• Aim of the exercise:
Leave out all pictures and return, exactly as written, the lines from the line containing "Convert this chart to Chart.js code." to the line containing "Serif', 'Times New", both ends kept.

Source records

__________

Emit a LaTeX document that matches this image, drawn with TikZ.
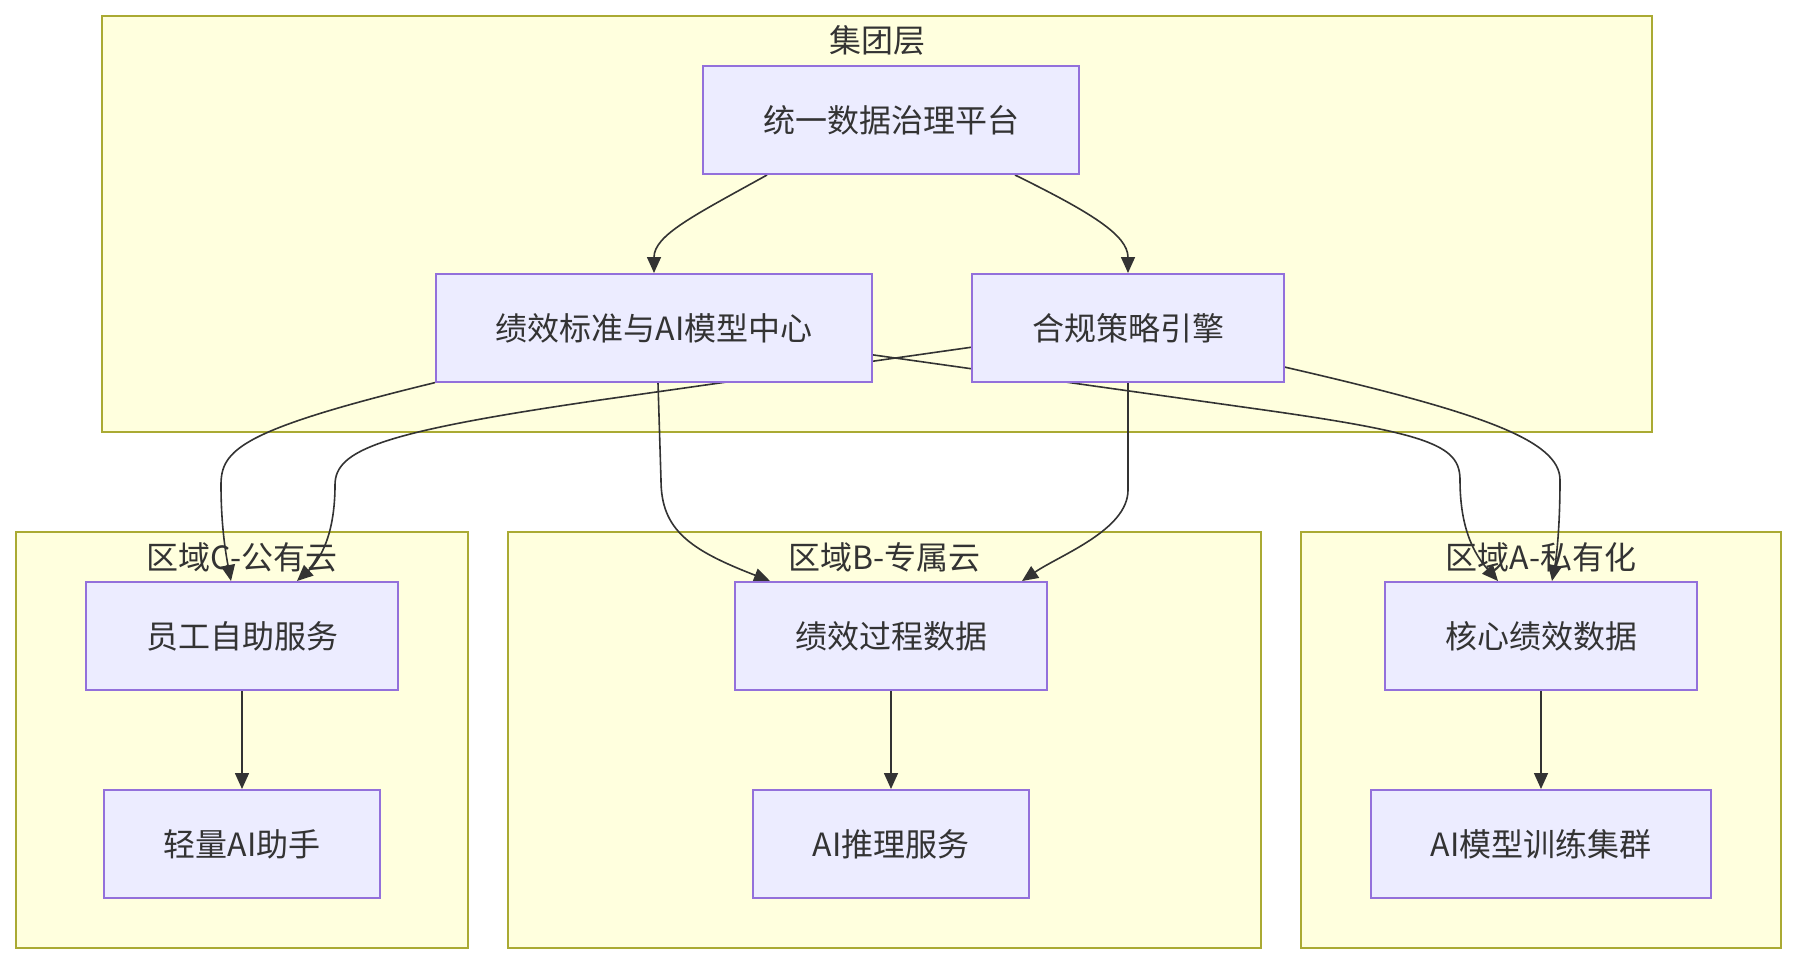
\documentclass[tikz,border=0pt]{standalone}
\usepackage{fontspec}
\setmainfont{Noto Sans CJK SC}
\usetikzlibrary{arrows.meta,calc}
\definecolor{nodefill}{HTML}{ECECFF}
\definecolor{nodeline}{HTML}{9370DB}
\definecolor{clfill}{HTML}{FFFFDE}
\definecolor{clline}{HTML}{AAAA33}
\definecolor{txt}{HTML}{333333}
\pgfdeclarelayer{bg}
\pgfdeclarelayer{edges}
\pgfsetlayers{bg,edges,main}
\begin{document}
\begin{tikzpicture}[x=1pt,y=-1pt,
  box/.style={draw=nodeline, fill=nodefill, line width=2pt, minimum height=108pt, inner sep=0pt, text=txt, font=\fontsize{32}{38}\selectfont},
  cluster/.style={draw=clline, fill=clfill, line width=2pt},
  ctitle/.style={text=txt, font=\fontsize{32}{38}\selectfont, inner sep=0pt},
  edge/.style={draw=txt, line width=1.6pt, -{Triangle[length=16pt,width=14pt]}}]
\useasboundingbox (0,0) rectangle (1796,964);

% nodes
\node[box, minimum width=376pt] (gov) at (891,120) {统一数据治理平台};
\node[box, minimum width=436pt] (std) at (654,328) {绩效标准与AI模型中心};
\node[box, minimum width=312pt] (cmp) at (1128,328) {合规策略引擎};
\node[box, minimum width=312pt] (emp) at (242,636) {员工自助服务};
\node[box, minimum width=276pt] (lite) at (242,844) {轻量AI助手};
\node[box, minimum width=312pt] (proc) at (891,636) {绩效过程数据};
\node[box, minimum width=276pt] (infer) at (891,844) {AI推理服务};
\node[box, minimum width=312pt] (core) at (1541,636) {核心绩效数据};
\node[box, minimum width=340pt] (train) at (1541,844) {AI模型训练集群};

\begin{pgfonlayer}{bg}
  \fill[white] (0,0) rectangle (1796,964);
  \path[cluster] (102,16) rectangle (1652,432);
  \path[cluster] (16,532) rectangle (468,948);
  \path[cluster] (508,532) rectangle (1261,948);
  \path[cluster] (1301,532) rectangle (1781,948);
  \node[ctitle] (tg) at (877,40) {集团层};
  \node[ctitle] (tc) at (242,557) {区域C-公有云};
  \node[ctitle] (tb) at (884.5,557) {区域B-专属云};
  \node[ctitle] (ta) at (1541,557) {区域A-私有化};
\end{pgfonlayer}

\begin{pgfonlayer}{edges}
  \draw[edge] ($(gov.south)+(-124,0)$) .. controls (695,215) and (654,235) .. (std.north);
  \draw[edge] ($(gov.south)+(124,0)$) .. controls (1090,212) and (1128,235) .. (cmp.north);
  \draw[edge] (std.194) .. controls (240,430) and (221,450) .. (221,485)
     .. controls (221,530) and (227,560) .. ($(emp.north)+(-11,0)$);
  \draw[edge] (cmp.187) -- (600,400) .. controls (380,432) and (335,450) .. (335,485)
     .. controls (335,535) and (320,560) .. ($(emp.north)+(55,0)$);
  \draw[edge] ($(std.south)+(4,0)$) -- (661,480) .. controls (661,530) and (690,550) .. ($(proc.north)+(-121,0)$);
  \draw[edge] (cmp.south) -- (1128,490) .. controls (1128,530) and (1060,555) .. ($(proc.north)+(131,0)$);
  \draw[edge] (std.353) -- (1250,408) .. controls (1430,433) and (1460,445) .. (1460,480)
     .. controls (1460,530) and (1475,555) .. ($(core.north)+(-43,0)$);
  \draw[edge] (cmp.346) .. controls (1480,412) and (1560,440) .. (1560,480)
     .. controls (1560,530) and (1556,560) .. ($(core.north)+(11,0)$);
  \draw[edge] (emp.south) -- (lite.north);
  \draw[edge] (proc.south) -- (infer.north);
  \draw[edge] (core.south) -- (train.north);
\end{pgfonlayer}
\end{tikzpicture}
\end{document}
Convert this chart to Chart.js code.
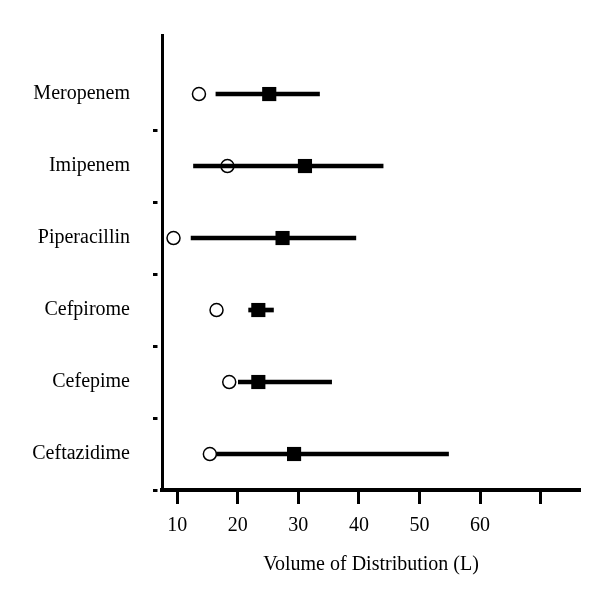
<!DOCTYPE html>
<html>
<head>
<meta charset="utf-8">
<script src="https://cdn.jsdelivr.net/npm/chart.js@4"></script>
<style>
  body { margin: 0; background: #fff; }
</style>
</head>
<body>
<canvas id="vdChart" width="600" height="593"></canvas>
<script>
// drugs listed top to bottom
const drugs = ['Meropenem', 'Imipenem', 'Piperacillin', 'Cefpirome', 'Cefepime', 'Ceftazidime'];
const circleVd = [13.6, 18.3, 9.4, 16.5, 18.6, 15.4];   // open circles
const squareVd = [25.2, 31.1, 27.4, 23.4, 23.4, 29.3];  // filled squares
const rangeLow = [16.4, 12.7, 12.3, 21.8, 20.1, 16.5];
const rangeHigh = [33.5, 44.0, 39.5, 25.9, 35.5, 54.8];
const xTickValues = [10, 20, 30, 40, 50, 60, 70];
const xTickLabels = ['10', '20', '30', '40', '50', '60', ''];

const serif = { family: "'Liberation Serif', 'Times New Roman', serif", size: 20 };

new Chart(document.getElementById('vdChart'), {
    type: 'scatter',
    data: {
        datasets: [{
            type: 'scatter',
            data: circleVd.map((v, i) => ({ x: v, y: i })),
            pointStyle: 'circle',
            pointRadius: 6.5,
            backgroundColor: 'rgba(0,0,0,0)',
            borderColor: '#000',
            borderWidth: 1.5,
            order: 0
        }, {
            type: 'scatter',
            data: squareVd.map((v, i) => ({ x: v, y: i })),
            pointStyle: 'rect',
            pointRadius: 10,
            backgroundColor: '#000',
            borderColor: '#000',
            borderWidth: 0,
            order: 1
        }, {
            type: 'bar',
            indexAxis: 'y',
            data: drugs.map((d, i) => ({ x: [rangeLow[i], rangeHigh[i]], y: i })),
            backgroundColor: '#000',
            barThickness: 4,
            order: 2
        }]
    },
    options: {
        responsive: false,
        animation: false,
        layout: { padding: { top: 31, right: 20, bottom: 0, left: 0 } },
        plugins: {
            legend: { display: false },
            tooltip: { enabled: false }
        },
        scales: {
            x: {
                type: 'linear',
                min: 7.5,
                max: 76.5,
                offset: false,
                beginAtZero: false,
                afterBuildTicks: axis => { axis.ticks = xTickValues.map(v => ({ value: v })); },
                afterFit: axis => { axis.height = 103; },
                border: { color: '#000', width: 4 },
                grid: { offset: false, drawOnChartArea: false, tickLength: 14, tickWidth: 3, tickColor: '#000' },
                ticks: {
                    autoSkip: false,
                    maxRotation: 0,
                    color: '#000',
                    font: serif,
                    padding: 10,
                    callback: v => xTickLabels[xTickValues.indexOf(v)]
                },
                title: {
                    display: true,
                    text: 'Volume of Distribution (L)',
                    color: '#000',
                    font: serif,
                    padding: { top: 0, bottom: 16 }
                }
            },
            y: {
                type: 'linear',
                reverse: true,
                min: -0.82,
                max: 5.5,
                offset: false,
                afterBuildTicks: axis => {
                    const t = [];
                    drugs.forEach((d, i) => {
                        t.push({ value: i });
                        t.push({ value: i + 0.5 });
                    });
                    axis.ticks = t;
                },
                afterFit: axis => { axis.width = 162; },
                border: { color: '#000', width: 3 },
                grid: {
                    offset: false,
                    drawOnChartArea: false,
                    tickLength: 9,
                    tickWidth: 3,
                    tickBorderDash: [4.5, 20],
                    tickColor: ctx => (ctx.tick && Number.isInteger(ctx.tick.value)) ? 'rgba(0,0,0,0)' : '#000'
                },
                ticks: {
                    autoSkip: false,
                    color: '#000',
                    font: serif,
                    padding: 23,
                    callback: v => Number.isInteger(v) ? drugs[v] : ''
                }
            }
        }
    }
});
</script>
</body>
</html>
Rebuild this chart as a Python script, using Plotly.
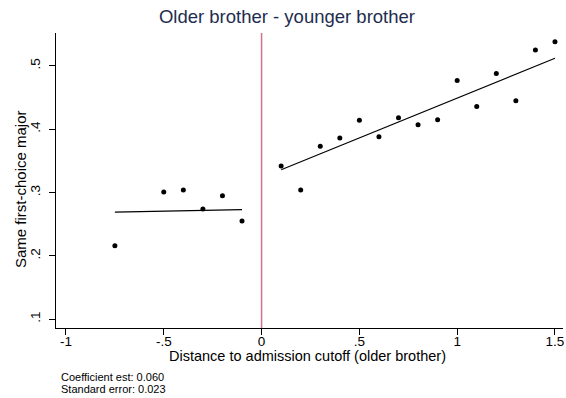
import plotly.graph_objects as go

# binned means
bin_x_left = [-0.75, -0.5, -0.4, -0.3, -0.2, -0.1]
bin_y_left = [0.216, 0.301, 0.304, 0.274, 0.295, 0.255]
bin_x_right = [0.1, 0.2, 0.3, 0.4, 0.5, 0.6, 0.7, 0.8, 0.9, 1.0, 1.1, 1.2, 1.3, 1.4, 1.5]
bin_y_right = [0.342, 0.304, 0.373, 0.386, 0.414, 0.388, 0.418, 0.407, 0.415,
               0.477, 0.436, 0.488, 0.445, 0.525, 0.538]

# fitted lines on each side of the cutoff
fit_x_left = [-0.75, -0.1]
fit_y_left = [0.269, 0.273]
fit_x_right = [0.1, 1.5]
fit_y_right = [0.336, 0.512]

x_ticks = [-1, -0.5, 0, 0.5, 1, 1.5]
x_labels = ["-1", "-.5", "0", ".5", "1", "1.5"]
y_ticks = [0.1, 0.2, 0.3, 0.4, 0.5]
y_labels = [".1", ".2", ".3", ".4", ".5"]

notes = ["Coefficient est: 0.060", "Standard error: 0.023"]

fig = go.Figure()
for bx, by in [(bin_x_left, bin_y_left), (bin_x_right, bin_y_right)]:
    fig.add_trace(go.Scatter(x=bx, y=by, mode="markers", cliponaxis=False,
                             marker=dict(color="black", size=5), showlegend=False))
for fx, fy in [(fit_x_left, fit_y_left), (fit_x_right, fit_y_right)]:
    fig.add_trace(go.Scatter(x=fx, y=fy, mode="lines",
                             line=dict(color="black", width=1.1), showlegend=False))

fig.add_shape(type="line", x0=0, x1=0, y0=0, y1=1, xref="x", yref="paper",
              line=dict(color="#d8708a", width=1.5))

fig.update_layout(
    width=566, height=398,
    margin=dict(l=56, r=3, t=33, b=70),
    plot_bgcolor="white", paper_bgcolor="white",
    font=dict(family="Liberation Sans, Arial, sans-serif", color="black", size=13),
    title=dict(text="Older brother - younger brother", x=0.507, xanchor="center",
               y=0.958, yanchor="middle", automargin=False,
               font=dict(size=18.5, color="#1e2d4f")),
    xaxis=dict(range=[-1.051, 1.541], tickvals=x_ticks, ticktext=x_labels,
               automargin=False, ticklabeloverflow="allow",
               showgrid=False, zeroline=False, showline=True, linecolor="black",
               linewidth=1, ticks="outside", ticklen=6, tickcolor="black",
               ticklabelstandoff=-5, tickfont=dict(size=13.5)),
    yaxis=dict(range=[0.086, 0.552], tickvals=y_ticks, ticktext=y_labels,
               automargin=False,
               showgrid=False, zeroline=False, showline=True, linecolor="black",
               linewidth=1, ticks="outside", ticklen=6, tickcolor="black",
               ticklabelstandoff=4, tickangle=-90, tickfont=dict(size=13.5)),
)

fig.add_annotation(text="Distance to admission cutoff (older brother)",
                   xref="paper", yref="paper", x=0.497, y=-0.095,
                   xanchor="center", yanchor="middle", showarrow=False,
                   font=dict(size=14.5))
fig.add_annotation(text="Same first-choice major", textangle=-90,
                   xref="paper", yref="paper", x=-0.071, y=0.471,
                   xanchor="center", yanchor="middle", showarrow=False,
                   font=dict(size=15))
for i, note in enumerate(notes):
    fig.add_annotation(text=note, xref="paper", yref="paper",
                       x=0.006, y=-0.166 - 0.041 * i,
                       xanchor="left", yanchor="middle", showarrow=False,
                       font=dict(size=11))

# drop the page's default body margin so the figure fills the window exactly
fig.write_html("out.html", config={"displayModeBar": False},
               post_script="document.body.style.margin='0';"
                           "document.body.style.overflow='hidden';")
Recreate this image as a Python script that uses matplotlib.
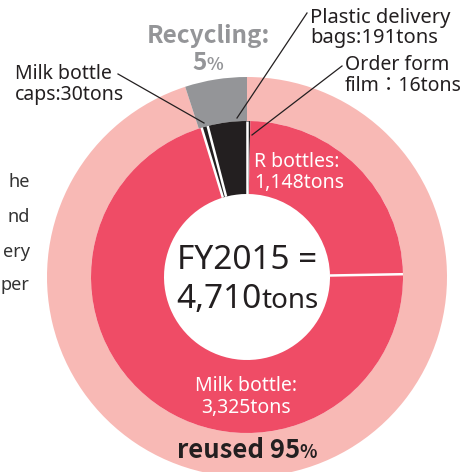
import matplotlib
matplotlib.use("Agg")
import matplotlib.pyplot as plt
import numpy as np

plt.rcParams['font.family'] = ['Noto Sans', 'Noto Sans CJK JP', 'DejaVu Sans']
BOLD_FAMILY = ['Noto Sans CJK JP', 'DejaVu Sans']

# ---- data ----
outer_labels = ["reused", "Recycling"]
outer_share = [95, 5]                     # percent
inner_labels = ["Order form film", "R bottles", "Milk bottle",
                "Milk bottle caps", "Plastic delivery bags"]
inner_tons = [16, 1148, 3325, 30, 191]
total_tons = 4710
fiscal_year = "FY2015"

PINK = '#f8b9b5'
RED = '#ef4c66'
GRAY = '#949598'
BLACK = '#231f20'
TXT = '#231f20'

W, H = 473, 472
fig = plt.figure(figsize=(W / 100, H / 100), dpi=100)
ax = fig.add_axes([0, 0, 1, 1])

def Y(y):
    return H - y

cx, cy = 247, Y(277)
R_out, R_in, R_hole = 200, 156, 83

ax.pie(outer_share, colors=[PINK, GRAY], startangle=90, counterclock=False,
       radius=R_out, center=(cx, cy), frame=True,
       wedgeprops=dict(width=R_out - R_in, linewidth=0))
inner_colors = [BLACK, RED, RED, BLACK, BLACK]
ax.pie(inner_tons, colors=inner_colors, startangle=90, counterclock=False,
       radius=R_in, center=(cx, cy), frame=True,
       wedgeprops=dict(width=R_in - R_hole, linewidth=0))

# white separators between inner wedges
cum = np.concatenate([[0], np.cumsum(inner_tons)])
bounds = 90 - 360 * cum / cum[-1]
for i, a in enumerate(bounds[:-1]):
    if i == 1:  # no separator between film and R bottles
        continue
    t = np.deg2rad(a)
    ax.plot([cx + R_hole * np.cos(t), cx + R_in * np.cos(t)],
            [cy + R_hole * np.sin(t), cy + R_in * np.sin(t)],
            color='white', lw=1.8, solid_capstyle='butt', zorder=3)

ax.set_xlim(0, W)
ax.set_ylim(0, H)
ax.set_aspect('equal')
ax.axis('off')

renderer = fig.canvas.get_renderer()

def mixed(parts, xc, yb, color, family=None):
    objs = []
    for s, size, weight in parts:
        kw = dict(family=family) if family else {}
        objs.append(ax.text(0, yb, s, fontsize=size, fontweight=weight,
                            color=color, va='baseline', ha='left', zorder=5, **kw))
    widths = [o.get_window_extent(renderer).width for o in objs]
    x = xc - sum(widths) / 2
    for o, w in zip(objs, widths):
        o.set_x(x)
        x += w

# leader lines
for (x0, y0), (x1, y1) in [((118, 74), (204, 123)),
                           ((307, 13), (237, 118)),
                           ((342, 66), (252, 135))]:
    ax.plot([x0, x1], [Y(y0), Y(y1)], color=BLACK, lw=0.9, zorder=4)

# labels
ax.text(208, Y(43.5), f"{outer_labels[1]}:", fontsize=17.5, fontweight='bold',
        color=GRAY, ha='center', va='baseline', family=BOLD_FAMILY)
mixed([(f"{outer_share[1]}", 17.5, 'bold'), ("%", 12.5, 'bold')], 208, Y(70), GRAY,
      family=BOLD_FAMILY)

FS = 14
ax.text(310, Y(23), "Plastic delivery", fontsize=14.5, color=TXT, va='baseline')
ax.text(310, Y(43), f"bags:{inner_tons[4]}tons", fontsize=14.5, color=TXT, va='baseline')
ax.text(15, Y(79), "Milk bottle", fontsize=FS, color=TXT, va='baseline')
ax.text(15, Y(100), f"caps:{inner_tons[3]}tons", fontsize=FS, color=TXT, va='baseline')
ax.text(345, Y(70), "Order form", fontsize=FS, color=TXT, va='baseline')
ax.text(345, Y(91), f"film\uff1a{inner_tons[0]}tons", fontsize=FS, color=TXT, va='baseline')

ax.text(254, Y(166.7), "R bottles:", fontsize=FS, color='white', va='baseline')
ax.text(254, Y(188.3), f"{inner_tons[1]:,}tons", fontsize=FS, color='white', va='baseline')

ax.text(246, Y(390.7), "Milk bottle:", fontsize=FS, color='white', va='baseline', ha='center')
ax.text(246, Y(413), f"{inner_tons[2]:,}tons", fontsize=FS, color='white', va='baseline', ha='center')

ax.text(247, Y(269), f"{fiscal_year} =", fontsize=24, color=TXT, va='baseline', ha='center')
mixed([(f"{total_tons:,}", 24, 'normal'), ("tons", 20, 'normal')], 247, Y(308), TXT)

mixed([(f"{outer_labels[0]} {outer_share[0]}", 18.5, 'bold'), ("%", 13, 'bold')],
      247, Y(458), TXT, family=BOLD_FAMILY)

# cut-off paragraph fragments at the left edge
for s, yb in [("he", 187), ("nd", 222), ("ery", 257), ("per", 290)]:
    ax.text(29.5, Y(yb), s, fontsize=13, color='#333333', va='baseline', ha='right')

fig.savefig("out.png", dpi=100)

__________

• Final answer:
Convert this chart to Chart.js code.
<!DOCTYPE html>
<html>
<head>
<meta charset="utf-8">
<script src="https://cdn.jsdelivr.net/npm/chart.js@4"></script>
<style>
  body { margin: 0; background: #fff; }
</style>
</head>
<body>
<canvas id="vdChart" width="600" height="593"></canvas>
<script>
// drugs listed top to bottom
const drugs = ['Meropenem', 'Imipenem', 'Piperacillin', 'Cefpirome', 'Cefepime', 'Ceftazidime'];
const circleVd = [13.6, 18.3, 9.4, 16.5, 18.6, 15.4];   // open circles
const squareVd = [25.2, 31.1, 27.4, 23.4, 23.4, 29.3];  // filled squares
const rangeLow = [16.4, 12.7, 12.3, 21.8, 20.1, 16.5];
const rangeHigh = [33.5, 44.0, 39.5, 25.9, 35.5, 54.8];
const xTickValues = [10, 20, 30, 40, 50, 60, 70];
const xTickLabels = ['10', '20', '30', '40', '50', '60', ''];

const serif = { family: "'Liberation Serif', 'Times New Roman', serif", size: 20 };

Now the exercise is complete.